__Stated task__
Only the lines from the one with "Generate a component" through the one with "const ref = useRef<HTMLCanvasElement" are to be restated, word for word, with both of them included.

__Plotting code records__
◇ ◇ ◇ ◇ ◇ ◇ ◇

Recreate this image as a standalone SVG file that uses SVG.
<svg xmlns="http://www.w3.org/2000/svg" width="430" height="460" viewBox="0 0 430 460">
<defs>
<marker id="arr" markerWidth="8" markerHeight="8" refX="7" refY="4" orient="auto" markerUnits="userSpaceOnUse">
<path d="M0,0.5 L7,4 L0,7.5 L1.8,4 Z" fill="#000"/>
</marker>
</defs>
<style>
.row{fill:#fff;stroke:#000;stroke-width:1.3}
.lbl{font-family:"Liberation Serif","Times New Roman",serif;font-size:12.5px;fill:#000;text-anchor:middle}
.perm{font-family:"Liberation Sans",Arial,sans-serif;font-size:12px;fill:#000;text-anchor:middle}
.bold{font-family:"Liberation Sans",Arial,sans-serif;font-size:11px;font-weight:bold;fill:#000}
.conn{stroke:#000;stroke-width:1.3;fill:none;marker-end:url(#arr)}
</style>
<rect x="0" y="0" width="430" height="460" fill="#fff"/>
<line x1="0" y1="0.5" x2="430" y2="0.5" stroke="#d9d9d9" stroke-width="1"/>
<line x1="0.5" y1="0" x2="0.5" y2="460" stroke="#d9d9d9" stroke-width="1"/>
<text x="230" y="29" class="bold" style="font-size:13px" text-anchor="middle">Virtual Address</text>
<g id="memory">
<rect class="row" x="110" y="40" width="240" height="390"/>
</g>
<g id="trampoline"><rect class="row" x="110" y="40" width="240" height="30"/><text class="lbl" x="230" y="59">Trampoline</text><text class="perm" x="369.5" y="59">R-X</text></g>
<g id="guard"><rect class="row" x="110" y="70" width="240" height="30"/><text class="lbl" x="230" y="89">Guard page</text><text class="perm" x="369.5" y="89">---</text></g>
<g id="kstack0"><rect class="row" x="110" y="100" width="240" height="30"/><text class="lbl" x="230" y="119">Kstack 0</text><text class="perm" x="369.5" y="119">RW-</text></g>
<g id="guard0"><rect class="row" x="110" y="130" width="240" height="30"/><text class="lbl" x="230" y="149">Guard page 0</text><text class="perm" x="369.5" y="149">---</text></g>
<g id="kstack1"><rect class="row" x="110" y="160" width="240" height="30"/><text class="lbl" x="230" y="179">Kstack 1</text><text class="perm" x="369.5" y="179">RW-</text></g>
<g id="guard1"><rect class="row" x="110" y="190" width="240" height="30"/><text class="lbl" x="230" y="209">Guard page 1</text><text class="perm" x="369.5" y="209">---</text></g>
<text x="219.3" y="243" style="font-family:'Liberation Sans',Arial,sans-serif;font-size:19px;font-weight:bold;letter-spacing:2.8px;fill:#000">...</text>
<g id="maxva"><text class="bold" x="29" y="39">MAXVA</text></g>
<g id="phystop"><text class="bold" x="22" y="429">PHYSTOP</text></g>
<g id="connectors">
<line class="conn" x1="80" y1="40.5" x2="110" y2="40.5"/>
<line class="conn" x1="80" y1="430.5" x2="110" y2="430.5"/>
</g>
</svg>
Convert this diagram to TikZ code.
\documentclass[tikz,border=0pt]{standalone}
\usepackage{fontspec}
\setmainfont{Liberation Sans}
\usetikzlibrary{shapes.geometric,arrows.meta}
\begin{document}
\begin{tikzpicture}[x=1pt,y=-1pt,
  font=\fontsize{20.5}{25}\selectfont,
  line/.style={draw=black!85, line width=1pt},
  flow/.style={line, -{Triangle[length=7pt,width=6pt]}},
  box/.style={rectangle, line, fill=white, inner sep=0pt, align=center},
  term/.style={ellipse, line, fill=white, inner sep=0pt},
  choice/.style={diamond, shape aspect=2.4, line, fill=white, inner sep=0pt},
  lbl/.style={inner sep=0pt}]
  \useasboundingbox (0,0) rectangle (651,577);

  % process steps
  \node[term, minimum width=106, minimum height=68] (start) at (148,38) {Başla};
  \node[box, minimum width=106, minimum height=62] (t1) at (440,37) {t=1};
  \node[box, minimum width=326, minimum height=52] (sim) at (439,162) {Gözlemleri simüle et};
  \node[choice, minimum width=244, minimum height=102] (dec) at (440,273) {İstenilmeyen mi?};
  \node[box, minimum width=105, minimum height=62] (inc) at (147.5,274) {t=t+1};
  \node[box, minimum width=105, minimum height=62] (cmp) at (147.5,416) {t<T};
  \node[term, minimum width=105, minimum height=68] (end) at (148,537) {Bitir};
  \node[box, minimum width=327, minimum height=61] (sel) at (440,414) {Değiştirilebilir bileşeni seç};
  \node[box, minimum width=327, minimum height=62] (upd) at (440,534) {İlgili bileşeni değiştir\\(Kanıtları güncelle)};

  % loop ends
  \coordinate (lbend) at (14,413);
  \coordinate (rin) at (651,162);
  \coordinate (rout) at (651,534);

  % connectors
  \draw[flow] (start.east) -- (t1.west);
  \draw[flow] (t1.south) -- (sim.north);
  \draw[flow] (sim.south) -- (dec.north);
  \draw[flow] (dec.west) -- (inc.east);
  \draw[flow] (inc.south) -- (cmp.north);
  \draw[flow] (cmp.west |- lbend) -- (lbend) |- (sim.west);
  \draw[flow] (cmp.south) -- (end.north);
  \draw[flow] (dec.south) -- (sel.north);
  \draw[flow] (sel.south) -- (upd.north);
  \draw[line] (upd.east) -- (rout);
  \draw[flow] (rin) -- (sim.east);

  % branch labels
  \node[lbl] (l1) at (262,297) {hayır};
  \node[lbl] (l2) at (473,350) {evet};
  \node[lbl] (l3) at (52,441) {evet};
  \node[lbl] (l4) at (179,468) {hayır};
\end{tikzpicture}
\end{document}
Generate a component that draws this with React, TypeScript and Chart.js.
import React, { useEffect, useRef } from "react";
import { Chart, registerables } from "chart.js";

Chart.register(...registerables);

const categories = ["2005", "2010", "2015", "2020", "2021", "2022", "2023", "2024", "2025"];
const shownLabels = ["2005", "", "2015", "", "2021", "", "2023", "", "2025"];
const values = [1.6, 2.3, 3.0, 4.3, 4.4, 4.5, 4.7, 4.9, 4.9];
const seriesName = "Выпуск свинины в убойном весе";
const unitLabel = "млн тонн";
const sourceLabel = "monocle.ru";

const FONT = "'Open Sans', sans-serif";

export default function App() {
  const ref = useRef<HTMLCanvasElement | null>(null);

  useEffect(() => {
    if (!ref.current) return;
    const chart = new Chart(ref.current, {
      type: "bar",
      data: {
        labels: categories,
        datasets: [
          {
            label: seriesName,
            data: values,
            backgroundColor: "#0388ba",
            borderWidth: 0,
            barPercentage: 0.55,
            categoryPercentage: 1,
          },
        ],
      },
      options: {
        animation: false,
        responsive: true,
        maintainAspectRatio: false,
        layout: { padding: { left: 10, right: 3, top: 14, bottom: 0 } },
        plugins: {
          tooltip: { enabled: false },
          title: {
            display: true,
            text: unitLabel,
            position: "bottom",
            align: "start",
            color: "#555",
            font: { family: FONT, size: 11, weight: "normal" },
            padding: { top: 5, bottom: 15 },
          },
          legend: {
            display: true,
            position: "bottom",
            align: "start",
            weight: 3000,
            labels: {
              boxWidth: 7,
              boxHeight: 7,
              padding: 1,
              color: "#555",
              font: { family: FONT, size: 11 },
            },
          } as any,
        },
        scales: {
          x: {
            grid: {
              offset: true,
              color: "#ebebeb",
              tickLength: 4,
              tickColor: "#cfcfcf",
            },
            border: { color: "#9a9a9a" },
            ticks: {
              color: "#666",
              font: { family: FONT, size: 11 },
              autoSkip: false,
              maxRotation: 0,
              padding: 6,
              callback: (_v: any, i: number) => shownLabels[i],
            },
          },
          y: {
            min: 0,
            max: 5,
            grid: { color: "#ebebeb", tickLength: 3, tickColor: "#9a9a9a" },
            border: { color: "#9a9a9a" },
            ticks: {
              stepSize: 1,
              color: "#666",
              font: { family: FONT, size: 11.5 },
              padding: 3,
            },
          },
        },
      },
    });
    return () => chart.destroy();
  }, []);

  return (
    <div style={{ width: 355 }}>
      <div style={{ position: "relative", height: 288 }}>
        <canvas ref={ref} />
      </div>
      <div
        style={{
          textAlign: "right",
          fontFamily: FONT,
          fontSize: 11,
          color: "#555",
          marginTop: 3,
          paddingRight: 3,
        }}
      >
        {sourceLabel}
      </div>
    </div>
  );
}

◇ ◇ ◇ ◇ ◇ ◇ ◇

__Solution below__
Generate a component that draws this with React, TypeScript and Chart.js.
import React, { useEffect, useRef } from "react";
import { Chart, registerables } from "chart.js";

Chart.register(...registerables);

const categories = ["2005", "2010", "2015", "2020", "2021", "2022", "2023", "2024", "2025"];
const shownLabels = ["2005", "", "2015", "", "2021", "", "2023", "", "2025"];
const values = [1.6, 2.3, 3.0, 4.3, 4.4, 4.5, 4.7, 4.9, 4.9];
const seriesName = "Выпуск свинины в убойном весе";
const unitLabel = "млн тонн";
const sourceLabel = "monocle.ru";

const FONT = "'Open Sans', sans-serif";

export default function App() {
  const ref = useRef<HTMLCanvasElement | null>(null);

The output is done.